REMEMBERING WOODIE FLOWERS

It has taken me a bit to collect my thoughts on the recent passing of Woodie Flowers. When I originally set about to write about him, I was only emotionally charged. How can you not be if you were in his orbit?! Now, with some time passed, I have processed a bit to think of some of the most lasting memories, and more importantly, things I learned from him.

I remember him telling me the specifications he needed for his FRC kickoff speech back in 2000. He said that he needed a monitor, Mac Book, lavalier microphone, and a power strip to charge his drill. Me, thinking that he was simply standing at a podium to present in front of a thousand people was giving his thoughts and direction to the audience, didn’t understand Woodie fully yet. He was trying to teach his audience. The drill? He ended up proving to the audience that using a simple drill, you could move a 175-pound man up and down on his wood-built elevator. Quite a demonstration!

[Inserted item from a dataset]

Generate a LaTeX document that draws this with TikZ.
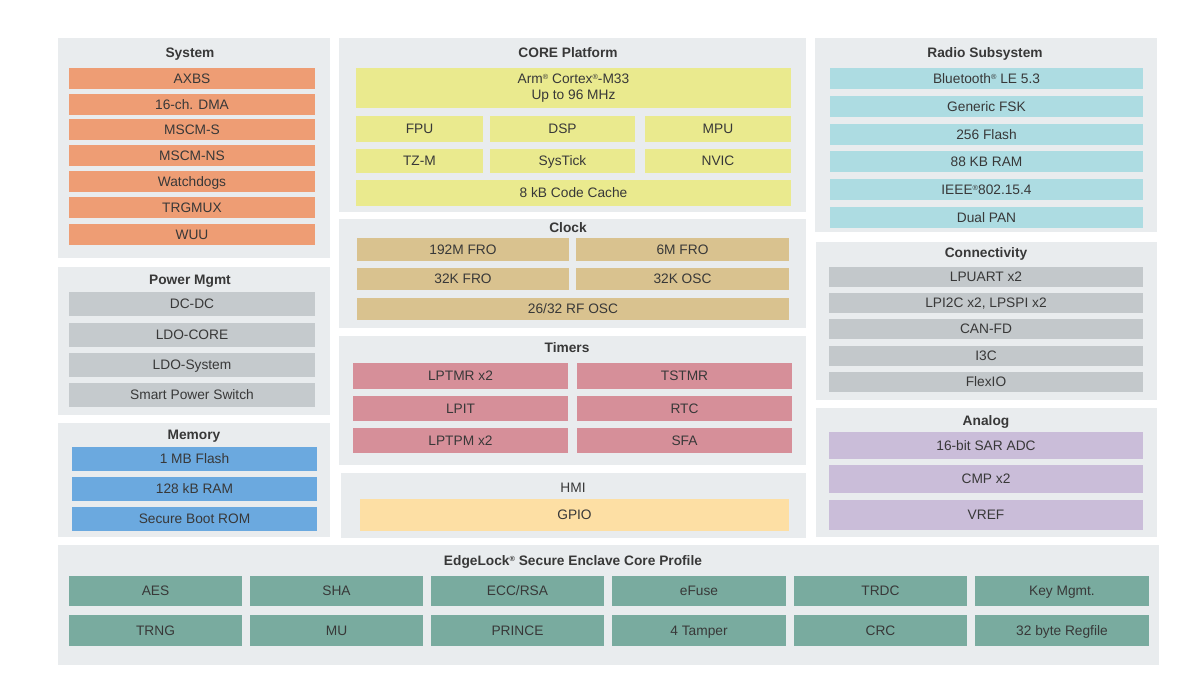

I was also standing with him and about 5 others that fateful moment on September 11, when we all learned about 911. It was hard to understand, and visualize. We were in a meeting and a little disheveled, and he said “Let’s all take a moment of silent meditation to collect our thoughts.” And then we all dispersed. Always in the moment, understanding his potential impact on others while considering how others felt.

I felt lucky when in a room full of people, he would make eye contact with me and always come to shake my hand and ask me what was new, where my travels had been, and what books I was reading. Of course, he would recommend books to me which I can’t remember how many of his recommendations I did read over the years. Sometimes, I felt like I was in the deep end of my intellect trying to comprehend the books he would recommend, but it was always worth the effort. Of course, I remember the times when it was just the two of us- once in a Chinese restaurant in Georgetown talking about geo-politics, and once in a restaurant in Cambridge where we talked about food and art. You always knew you were in a good conversation with Woodie when he would say “I would argue that…..”

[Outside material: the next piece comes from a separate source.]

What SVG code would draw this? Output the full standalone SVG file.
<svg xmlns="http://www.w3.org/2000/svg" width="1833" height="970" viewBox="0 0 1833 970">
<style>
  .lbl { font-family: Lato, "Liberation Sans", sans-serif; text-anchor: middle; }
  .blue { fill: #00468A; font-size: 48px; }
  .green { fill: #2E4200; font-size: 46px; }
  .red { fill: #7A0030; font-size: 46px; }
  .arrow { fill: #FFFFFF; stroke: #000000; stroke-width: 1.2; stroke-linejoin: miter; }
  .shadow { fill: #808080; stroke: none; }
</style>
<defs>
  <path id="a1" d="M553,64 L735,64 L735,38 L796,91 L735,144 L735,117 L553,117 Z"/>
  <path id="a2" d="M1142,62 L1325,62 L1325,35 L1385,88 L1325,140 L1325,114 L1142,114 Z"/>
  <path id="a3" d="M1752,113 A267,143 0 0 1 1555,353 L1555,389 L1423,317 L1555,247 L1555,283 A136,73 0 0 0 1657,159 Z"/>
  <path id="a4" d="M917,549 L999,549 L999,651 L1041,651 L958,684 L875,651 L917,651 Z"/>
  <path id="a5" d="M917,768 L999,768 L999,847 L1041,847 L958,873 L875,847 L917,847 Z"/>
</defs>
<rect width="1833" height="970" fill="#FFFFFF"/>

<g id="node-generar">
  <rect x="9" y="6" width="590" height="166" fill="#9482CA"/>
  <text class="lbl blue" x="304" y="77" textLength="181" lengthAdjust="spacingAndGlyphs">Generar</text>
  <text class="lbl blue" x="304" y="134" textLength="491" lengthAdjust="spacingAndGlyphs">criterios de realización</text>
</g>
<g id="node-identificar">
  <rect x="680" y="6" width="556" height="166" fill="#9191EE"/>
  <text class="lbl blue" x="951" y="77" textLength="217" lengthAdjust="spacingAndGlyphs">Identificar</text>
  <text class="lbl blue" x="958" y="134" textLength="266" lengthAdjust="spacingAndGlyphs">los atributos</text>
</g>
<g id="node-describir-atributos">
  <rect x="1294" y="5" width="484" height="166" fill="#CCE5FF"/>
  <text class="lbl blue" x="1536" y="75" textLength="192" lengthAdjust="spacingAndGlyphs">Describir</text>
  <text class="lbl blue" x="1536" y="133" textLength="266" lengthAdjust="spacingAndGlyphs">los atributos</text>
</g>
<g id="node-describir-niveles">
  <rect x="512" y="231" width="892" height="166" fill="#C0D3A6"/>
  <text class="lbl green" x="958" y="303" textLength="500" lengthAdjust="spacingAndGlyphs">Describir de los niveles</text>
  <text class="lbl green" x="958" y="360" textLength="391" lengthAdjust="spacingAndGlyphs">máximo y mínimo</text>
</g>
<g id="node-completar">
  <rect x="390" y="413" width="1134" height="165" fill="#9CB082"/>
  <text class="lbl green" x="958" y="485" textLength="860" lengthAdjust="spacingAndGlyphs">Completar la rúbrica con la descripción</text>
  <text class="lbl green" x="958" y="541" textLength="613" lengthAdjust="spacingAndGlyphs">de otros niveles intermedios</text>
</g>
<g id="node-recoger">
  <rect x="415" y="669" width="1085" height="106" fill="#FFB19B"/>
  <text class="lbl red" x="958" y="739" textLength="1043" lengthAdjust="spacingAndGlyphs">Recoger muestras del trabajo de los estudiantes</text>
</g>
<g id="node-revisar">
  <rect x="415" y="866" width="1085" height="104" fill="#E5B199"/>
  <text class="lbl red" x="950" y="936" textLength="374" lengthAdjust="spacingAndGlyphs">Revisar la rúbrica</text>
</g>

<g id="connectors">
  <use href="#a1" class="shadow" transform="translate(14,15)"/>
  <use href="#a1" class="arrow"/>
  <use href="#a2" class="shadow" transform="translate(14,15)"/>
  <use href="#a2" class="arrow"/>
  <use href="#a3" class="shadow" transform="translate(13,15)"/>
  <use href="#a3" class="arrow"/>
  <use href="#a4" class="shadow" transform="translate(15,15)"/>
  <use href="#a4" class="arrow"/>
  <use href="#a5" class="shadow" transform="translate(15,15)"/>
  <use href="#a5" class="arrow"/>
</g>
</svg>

Some of the things I admired about him, is that he was unabashedly smart- but didn’t assume anyone else he was talking to wasn’t. Woodie would also talk about Margaret like they were one in the same. A singular person- Woodie/Margaret. I loved that they were so right for each other. And she, just a gracious and kind to me as Woodie was. I also loved that Woodie was always interested in me first, when of course he had far more interesting things about him than I did about me. Truly gracious! I also loved that his public persona was exactly who he was. He wasn’t one person on the microphone and then another one on one. Usually when I would reflect on a conversation with Woodie, I would think “I never thought of that before”.

And after all of this reflection, I realize….I am not so unique. This is how he made everyone feel in his orbit.